Good corporate governance is still looming large in the minds of investors as the government has increased regulations and scrutiny as the result of pressure from those who lost retirement savings or homes to predatory lenders and asset advisors. And customers are taking a harder look at businesses’ financial information before signing contracts with them.
As a result, audit committees are no longer the committee of last resort but instead are now a significant presence that can strengthen your company’s financial credibility and bring in new business.
“An audit committee’s objective is to ensure that there’s integrity and reliable financial information based on good internal control systems.” says Tullus Miller, Bay Area partner-in-charge at Moss Adams, who works with and serves on audit committees.
Smart Business spoke with Miller about how to create a successful audit committee that is an asset to your company.
What is the role of an audit committee and why should a company establish one?
An audit committee assists the board of directors with its fiduciary responsibilities by providing independent oversight through the integrity of the financial reporting process, which includes internal and external financial information.
For public organizations – whether publicly traded, publicly held or for the public good, such as with a governmental or not-for-profit – audit committees usually are mandated to help ensure the integrity and reliability of their financial information. Those mandates, which dictate the committee’s composition and structure, can come from GAGAS standards, Sarbanes-Oxley or the exchange the company is listed on, such as NASDAQ, the New York Stock Exchange or Eurex.
For private organizations, audit committees are not required but can play an important role if a company has shareholders and stakeholders who aren’t involved with the day-to-day governance of the organization. These committees generally take best practices of public companies in a similar industry, adapting items such as creating a fully independent board.
What steps should an organization take when creating an audit committee?
The business risks and needs of the company will dictate the composition, structure and focus of the committee. Then, define the scope and objectives of the audit committee on the charter as mandated by the board of directors. Some decisions, such as hiring an auditor, can be delegated fully to the audit committee, while other boards may prefer that the committee recommend an auditor but retain the right to approve that person. The charter allows the audit committee to know what’s expected of it and how to define success, while also communicating to constituents.Finally, consider what qualities and skills members must have to ensure that a company’s needs and risks are addressed. Do they have experience with the organization’s industry? Are they familiar with financial information and how it is extricated? Do they have the time commitment necessary?
How has the role of audit committees changed with heightened regulations and scrutiny?
Over the past five to seven years, the amount of information available to audit committee members has increased. This is a positive in that it helps audit committee members stay abreast of increased regulation and scrutiny, but it also adds to the time commitment. Being on an audit committee is no longer a matter of just attending meetings. The time commitment could be as much as one day per month, for eight to 10 hours, or for a more complicated company, two to three days per month, excluding the meeting.
In addition, accounting rules have become so sophisticated, with more fair values, estimates and judgment, that committee members must take the time to understand how those items affect the financial statements and decision-making of the company. Risks are higher today, and boards have been sued, and this changes the behavior of committee members.

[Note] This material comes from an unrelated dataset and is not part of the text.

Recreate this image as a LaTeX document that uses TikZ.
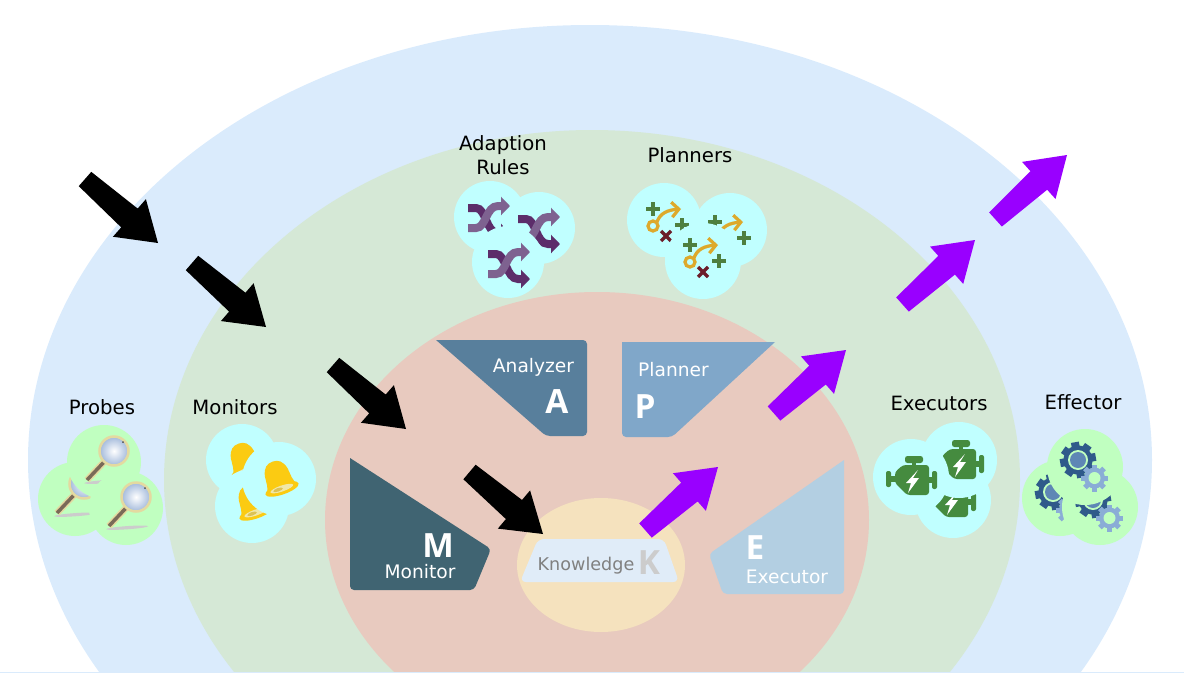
\documentclass[tikz,border=0pt]{standalone}
\usepackage{fontspec}
\setmainfont{DejaVu Sans}
\newfontfamily\letterfont{Open Sans}
\usetikzlibrary{arrows.meta,calc}

\definecolor{zoneblue}{HTML}{DAEBFC}
\definecolor{zonegreen}{HTML}{D5E8D6}
\definecolor{zonered}{HTML}{E8CABF}
\definecolor{zoneyellow}{HTML}{F5E2BE}
\definecolor{mcolor}{HTML}{406472}
\definecolor{acolor}{HTML}{587F9C}
\definecolor{pcolor}{HTML}{80A7C9}
\definecolor{ecolor}{HTML}{B3CFE2}
\definecolor{kcolor}{HTML}{E0ECF8}
\definecolor{mintblob}{HTML}{C0FFC0}
\definecolor{cyanblob}{HTML}{C0FFFF}
\definecolor{bellgold}{HTML}{FBCB12}
\definecolor{bellpale}{HTML}{F0E7A8}
\definecolor{bellkhaki}{HTML}{DCC255}
\definecolor{shufdark}{HTML}{5C2D6A}
\definecolor{shuflight}{HTML}{7E6290}
\definecolor{plangold}{HTML}{DDA92B}
\definecolor{plangreen}{HTML}{4E7F3F}
\definecolor{planred}{HTML}{6B1D2A}
\definecolor{enginegreen}{HTML}{458B3F}
\definecolor{geardark}{HTML}{2F5A8A}
\definecolor{gearmid}{HTML}{5E87B5}
\definecolor{gearlight}{HTML}{8AADD6}
\definecolor{outpurple}{HTML}{9900FF}
\definecolor{ringpale}{HTML}{E4D9A0}
\definecolor{glassblue}{HTML}{A9BEDD}
\definecolor{handlegray}{HTML}{7A6A58}

\tikzset{
  outerlabel/.style={font=\fontsize{11.2}{13.6}\selectfont,align=center,inner sep=0pt},
  innerlabel/.style={font=\fontsize{10.6}{12}\selectfont,text=white,inner sep=0pt},
  letterlabel/.style={font=\letterfont\bfseries\fontsize{19}{19}\selectfont,text=white,inner sep=0pt},
  magnifier/.pic={
    \fill[gray!40,rotate=4] (-11,30) ellipse (21 and 1.6);
    \draw[line width=0.13cm,ringpale] (-10,11) -- (-27,29);
    \draw[line width=0.07cm,handlegray] (-10,11) -- (-27,29);
    \shade[inner color=white,outer color=glassblue] (0,0) circle (13.5);
    \draw[line width=0.05cm,ringpale] (0,0) circle (14.5);
    \fill[black!70] (9,-9) circle (1);
  },
  bellicon/.pic={
    \fill[bellgold] (-17,0) .. controls (-12,-3) and (-13,-12) .. (-12,-18)
      .. controls (-10,-26) and (-6,-29) .. (0,-29)
      .. controls (6,-29) and (10,-26) .. (12,-18)
      .. controls (13,-12) and (12,-3) .. (17,0) -- cycle;
    \fill[bellgold] (0,0) ellipse (17.5 and 5.5);
    \fill[bellpale] (0,-0.5) ellipse (12 and 3);
    \fill[bellkhaki] (-4,-0.5) ellipse (5 and 1.7);
  },
  shuffleicon/.pic={
    \draw[line width=0.16cm,shufdark,-{Triangle[length=0.18cm,width=0.36cm]}]
      (-21,-11) -- (-13,-11) .. controls (-3,-11) and (-3,14) .. (9,14) -- (21,14);
    \draw[line width=0.16cm,shuflight,-{Triangle[length=0.18cm,width=0.36cm]}]
      (-21,9) -- (-13,9) .. controls (-3,9) and (-3,-13) .. (9,-13) -- (21,-13);
  },
  planicon/.pic={
    \draw[line width=0.065cm,plangold] (-13,4) circle (5);
    \draw[line width=0.065cm,plangold,-{Straight Barb[length=0.14cm,width=0.3cm]}]
      (-9,0) .. controls (-6,-9) and (2,-12) .. (15,-13);
    \draw[line width=0.07cm,plangreen] (-20,-13) -- (-6,-13) (-13,-20) -- (-13,-6);
    \draw[line width=0.07cm,plangreen] (9,3) -- (23,3) (16,-4) -- (16,10);
    \draw[line width=0.07cm,planred] (-5,9) -- (5,19) (-5,19) -- (5,9);
  },
  engineicon/.pic={
    \fill[enginegreen,rounded corners=0.05cm] (-6,-19) rectangle (12,-12);
    \fill[enginegreen] (1,-13) rectangle (5,-9);
    \fill[enginegreen,rounded corners=0.06cm] (-8,-10) -- (18,-10) -- (18,20) -- (-4,20) -- (-16,8) -- (-16,-3) -- cycle;
    \fill[enginegreen,rounded corners=0.04cm] (-25,-4) rectangle (-20,12);
    \fill[enginegreen] (-21,1) rectangle (-15,7);
    \fill[enginegreen,rounded corners=0.04cm] (21,-4) rectangle (26,14);
    \fill[enginegreen] (17,2) rectangle (22,8);
    \fill[white] (7,-5) -- (-5,8) -- (0,8) -- (-3,18) -- (8,3) -- (2,3) -- cycle;
  },
  gearicon/.pic={
    \foreach \a in {0,45,...,315}
      \fill[geardark,rotate=\a+10] (-4,-18) rectangle (4,-12);
    \fill[geardark] (0,0) circle (14.5);
    \fill[mintblob] (0,0) circle (10);
    \fill[gearmid] (0,0) circle (8);
    \begin{scope}[shift={(16.5,18)}]
      \foreach \a in {0,45,...,315}
        \fill[gearlight,rotate=\a] (-2.5,-13.5) rectangle (2.5,-8);
      \fill[gearlight] (0,0) circle (10.5);
      \fill[mintblob] (0,0) circle (6);
    \end{scope}
  }
}

\newcommand{\blockarrow}[3]{%
  \coordinate (neck) at ($(#2)!0.76cm!(#1)$);
  \fill[#3] ($(#1)!0.19cm!90:(#2)$) -- ($(neck)!0.25cm!-90:(#1)$) -- ($(neck)!0.5cm!-90:(#1)$) -- (#2)
    -- ($(neck)!0.5cm!90:(#1)$) -- ($(neck)!0.25cm!90:(#1)$) -- ($(#1)!0.19cm!-90:(#2)$) -- cycle;
}

\begin{document}
\begin{tikzpicture}[x=0.02cm,y=-0.02cm]
    \useasboundingbox (0,0) rectangle (1184,673);
    \clip (0,0) rectangle (1184,673);

    % Nested zones
    \fill[zoneblue] (590,460) ellipse (562 and 435);
    \fill[zonegreen] (592,480) ellipse (428 and 350);
    \fill[zonered] (597,520) ellipse (272 and 228);
    \fill[zoneyellow] (601,565) ellipse (84 and 67);
    \fill[zoneblue] (0,672) rectangle (1184,673);

    % MAPE blocks
    \fill[acolor,rounded corners=0.08cm] (587,340) -- (587,436) -- (546,436) [sharp corners] -- (436,340) [rounded corners=0.08cm] -- cycle;
    \fill[pcolor,rounded corners=0.08cm] (622,342) -- (622,437) -- (672,437) [sharp corners] -- (775,342) -- cycle;
    \fill[mcolor,rounded corners=0.08cm] (350,458) -- (350,590) -- (474,590) -- (491,549) [sharp corners] -- cycle;
    \fill[ecolor,rounded corners=0.08cm] (844,460) -- (844,594) -- (723,594) -- (709,554) [sharp corners] -- cycle;
    \fill[kcolor,rounded corners=0.12cm] (538,539) -- (664,539) -- (679,582) -- (520,582) -- cycle;

    \node[innerlabel] (analyzertext) at (533.5,367) {Analyzer};
    \node[letterlabel] (aletter) at (557,402) {A};
    \node[innerlabel] (plannertext) at (673.5,370) {Planner};
    \node[letterlabel] (pletter) at (645,407) {P};
    \node[letterlabel] (mletter) at (438,546) {M};
    \node[innerlabel] (monitortext) at (420,572) {Monitor};
    \node[letterlabel] (eletter) at (755,548) {E};
    \node[innerlabel] (executortext) at (787,577) {Executor};
    \node[innerlabel,text=gray,font=\fontsize{10}{12}\selectfont] (knowledgetext) at (586,566) {Knowledge};
    \node[letterlabel,text=black!20] (kletter) at (649,563) {K};

    % Probes
    \node[outerlabel] (probeslabel) at (102,407) {Probes};
    \fill[mintblob] (75,499) circle (37);
    \pic at (84,484) {magnifier};
    \fill[mintblob] (104,462) circle (37);
    \pic at (114,451) {magnifier};
    \fill[mintblob] (126,508) circle (37);
    \pic at (136,497) {magnifier};

    % Monitors
    \node[outerlabel] (monitorslabel) at (235,407) {Monitors};
    \fill[cyanblob] (242,460) circle (36);
    \pic[rotate=19] at (248,471) {bellicon};
    \fill[cyanblob] (252,506) circle (37);
    \pic[rotate=19] at (256,513) {bellicon};
    \fill[cyanblob] (279,479) circle (37);
    \pic[rotate=19] at (282,489) {bellicon};

    % Adaption rules
    \node[outerlabel] (ruleslabel) at (503,155) {Adaption\\Rules};
    \fill[cyanblob] (490,217) circle (36);
    \pic at (489,219) {shuffleicon};
    \fill[cyanblob] (539,228) circle (36);
    \pic at (539,230) {shuffleicon};
    \fill[cyanblob] (508,262) circle (36);
    \pic at (509,265) {shuffleicon};

    % Planners
    \node[outerlabel] (plannerslabel) at (690,155) {Planners};
    \fill[cyanblob] (664,220) circle (37);
    \pic at (666,222) {planicon};
    \fill[cyanblob] (730,230) circle (37);
    \pic at (728,235) {planicon};
    \fill[cyanblob] (703,261) circle (38);
    \pic at (703,258) {planicon};

    % Executors
    \node[outerlabel] (executorslabel) at (939,403) {Executors};
    \fill[cyanblob] (953,500) circle (38);
    \pic at (950,497) {engineicon};
    \fill[cyanblob] (959,460) circle (38);
    \pic at (958,459) {engineicon};
    \fill[cyanblob] (911,477) circle (38);
    \pic at (911,475) {engineicon};

    % Effector
    \node[outerlabel] (effectorlabel) at (1083,402) {Effector};
    \fill[mintblob] (1060,498) circle (38);
    \pic at (1053,492) {gearicon};
    \fill[mintblob] (1100,507) circle (38);
    \pic at (1093,500) {gearicon};
    \fill[mintblob] (1085,467) circle (38);
    \pic at (1078,460) {gearicon};

    % Black arrows going in
    \coordinate (in1a) at (85,179);   \coordinate (in1b) at (158,243);
    \coordinate (in2a) at (192,263);  \coordinate (in2b) at (266,327);
    \coordinate (in3a) at (333,365);  \coordinate (in3b) at (406,429);
    \coordinate (in4a) at (469.5,472); \coordinate (in4b) at (543,534);
    \blockarrow{in1a}{in1b}{black}
    \blockarrow{in2a}{in2b}{black}
    \blockarrow{in3a}{in3b}{black}
    \blockarrow{in4a}{in4b}{black}

    % Purple arrows going out
    \coordinate (out1a) at (645.5,530.5); \coordinate (out1b) at (718,467);
    \coordinate (out2a) at (774,413.5);   \coordinate (out2b) at (846,350);
    \coordinate (out3a) at (902.5,304.5); \coordinate (out3b) at (975,240);
    \coordinate (out4a) at (995.5,219.5); \coordinate (out4b) at (1067,155);
    \blockarrow{out1a}{out1b}{outpurple}
    \blockarrow{out2a}{out2b}{outpurple}
    \blockarrow{out3a}{out3b}{outpurple}
    \blockarrow{out4a}{out4b}{outpurple}
\end{tikzpicture}
\end{document}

What are some common challenges of audit committees?
Committees should have succession, continuity and rotation planning. You need to ensure that leadership can step up and take over if an audit committee chair must step away or if a member becomes incapacitated.
Leave enough time to vet real issues, getting information out at least a week in advance of making a decision Also, limit the agenda. Less is better, especially when talking about significant decision-making and judgment in areas of increased risk.
It can present a challenge if the CEO is also chairman of the board. If an audit committee has concerns about estimates that are too aggressive, it can be difficult for a CEO who is also the chair to determine which hat to wear. The audit committee chair needs to understand that, and where necessary challenge, the risk-taking tolerance and tone at the top.
Additionally, define who manages enterprise risk management – the governance committee, audit committee or board of directors, etc. The audit committee is already responsible for managing risk on a financial reporting level, whether internal or external, so, in some cases,this may bog the audit committee down with items that aren’t within its purview.
How should the relationship among the audit committee, board of directors and management be approached?
The key is communication on all sides in order to understand risks and decisions that are being recommended and approved, including with board members who are not financially oriented. Don’t wait until a meeting to communicate what is happening. The decision-making processes should be transparent, with no surprises. If you encounter dissent, it should be noted and discussed thoroughly at approval time, whether it’s from auditors or audit committee members.